Wage stagnation, the worst since Napoleonic times, has struck another blow to the masses of ordinary people. With energy companies continuously raising prices, transport costs soaring and everyday living costs swallowing up salaries, millions of everyday families are struggling to make ends meet.

This is the reality of our economy in 2018 after nearly a decade of Tory failure, 40 years of neo-liberal governments and, let us face facts, all whilst we were in the EU.

Brexit was a genuine democratic revolt. Millions of ordinary citizens came out to use democracy and suffrage to have a say on issues that affect their daily lives. They voted for self-government, identity, community, sovereignty, patriotism. It was the elite versus the people, The average citizen versus an establishment that wasn’t listening any more! A detached set of establishment elites. The expenses scandal exacerbated the feeling of political alienation – and if the elitist, powerful few renege now, trust in Parliament will be destroyed for generations.

As someone who was born into one of those left-behind Labour heartlands, I can tell you that we’ve had enough of class tourists such as Farage and other charlatan posh boys claiming to represent us, like Johnson, Gove and Mogg. They don’t represent the ordinary hard-working people of our regions and never will. Neither do Blair, Mandelson or Leslie.

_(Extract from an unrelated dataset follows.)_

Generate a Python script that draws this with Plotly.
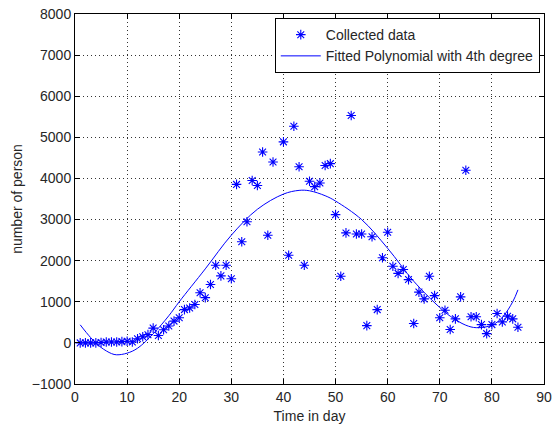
import plotly.graph_objects as go

days = [1,2,3,4,5,6,7,8,9,10,11,12,13,14,15,16,17,18,19,20,
        21,22,23,24,25,26,27,28,29,30,31,32,33,34,35,36,37,38,40,41,
        42,43,44,45,46,47,48,49,50,51,52,53,54,55,56,57,58,59,60,61,
        62,63,64,65,66,67,68,69,70,71,72,73,74,75,76,77,78,79,80,81,
        82,83,84,85]
persons = [0,0,0,0,10,20,20,20,30,40,20,100,150,200,360,180,320,410,530,610,
           810,850,935,1220,1100,1420,1890,1630,1890,1560,3855,2460,2945,3950,3830,4645,2620,4400,4890,2130,
           5270,4285,1890,3930,3800,3890,4315,4360,3120,1620,2675,5530,2650,2650,420,2580,810,2070,2690,1865,
           1690,1785,1540,470,1235,1070,1620,1150,610,795,325,585,1120,4200,635,635,445,225,445,715,
           510,650,585,380]

fit_days = [1,3,5,7,8,10,12,15,18,20,25,30,35,40,43,45,48,50,55,60,65,70,72,75,77,80,82,84,85]
fit_vals = [440,130,-110,-260,-290,-250,-130,220,660,1000,1800,2620,3250,3620,3710,3700,3580,3450,3000,2300,1500,860,650,430,370,430,620,1000,1290]

x_ticks = [0,10,20,30,40,50,60,70,80,90]
y_ticks = [-1000,0,1000,2000,3000,4000,5000,6000,7000,8000]

font_family = "Liberation Sans, Arial, sans-serif"
txt_color = "#262626"

fig = go.Figure()
fig.add_trace(go.Scatter(
    x=days, y=persons, mode="markers", name="Collected data",
    marker=dict(symbol="asterisk-open", size=8, color="#0000ff",
                line=dict(color="#0000ff", width=1.1)),
))
fig.add_trace(go.Scatter(
    x=fit_days, y=fit_vals, mode="lines", name="Fitted Polynomial with 4th degree",
    line=dict(color="#0000ff", width=1, shape="spline", smoothing=1.0),
))

axis_common = dict(
    showline=True, linecolor="black", linewidth=1, mirror="ticks",
    ticks="inside", ticklen=5, tickcolor="black",
    showgrid=True, gridcolor="#333333", griddash="1px,3px", gridwidth=1,
    zeroline=False, automargin=False,
    tickfont=dict(family=font_family, size=14, color=txt_color),
)

fig.update_layout(
    width=558, height=427,
    margin=dict(l=75, r=14, t=14, b=43),
    paper_bgcolor="white", plot_bgcolor="white",
    font=dict(family=font_family, size=14, color=txt_color),
    showlegend=True,
    legend=dict(
        x=0.991, y=0.989, xanchor="right", yanchor="top",
        bordercolor="black", borderwidth=1, bgcolor="white",
        font=dict(family=font_family, size=14, color=txt_color),
        itemwidth=40, tracegroupgap=0,
    ),
    xaxis=dict(range=[0, 90], tickvals=x_ticks,
               title=dict(text="Time in day", standoff=7,
                          font=dict(family=font_family, size=14, color=txt_color)),
               **axis_common),
    yaxis=dict(range=[-1000, 8000], tickvals=y_ticks,
               title=dict(text="number of person", standoff=5,
                          font=dict(family=font_family, size=14, color=txt_color)),
               **axis_common),
)

fig.write_html("out.html")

We need to look towards ourselves as leaders and answer a patriotic call to arms to fight poverty and need, homelessness and hunger, rip-off energy companies and corporations. We need to fight for fairness and decent living standards for all not just the few.

Only a Corbyn-led Labour government is willing to take on those forces that would ensure the status quo and business-as-usual for the 1% at the cost to the 99%.

As Franklin D Roosevelt said, “I ask you to judge me by the enemies I have made.” Look at those who are against Corbyn and his policies and you’ll see why he is the man to change Britain in favour of the many not the few, for the millions of ordinary people not just the millionaires.

As for Project Fear, let us also remember Roosevelt’s words as he faced with the threats and merchants of gloom from the establishment and stood up for the people over the establishment status quo:

This great nation will endure as it has endured, will revive and will prosper. So, first of all, let me assert my firm belief that the only thing we have to fear is fear itself—nameless, unreasoning, unjustified terror which paralyzes needed efforts to convert retreat into advance.’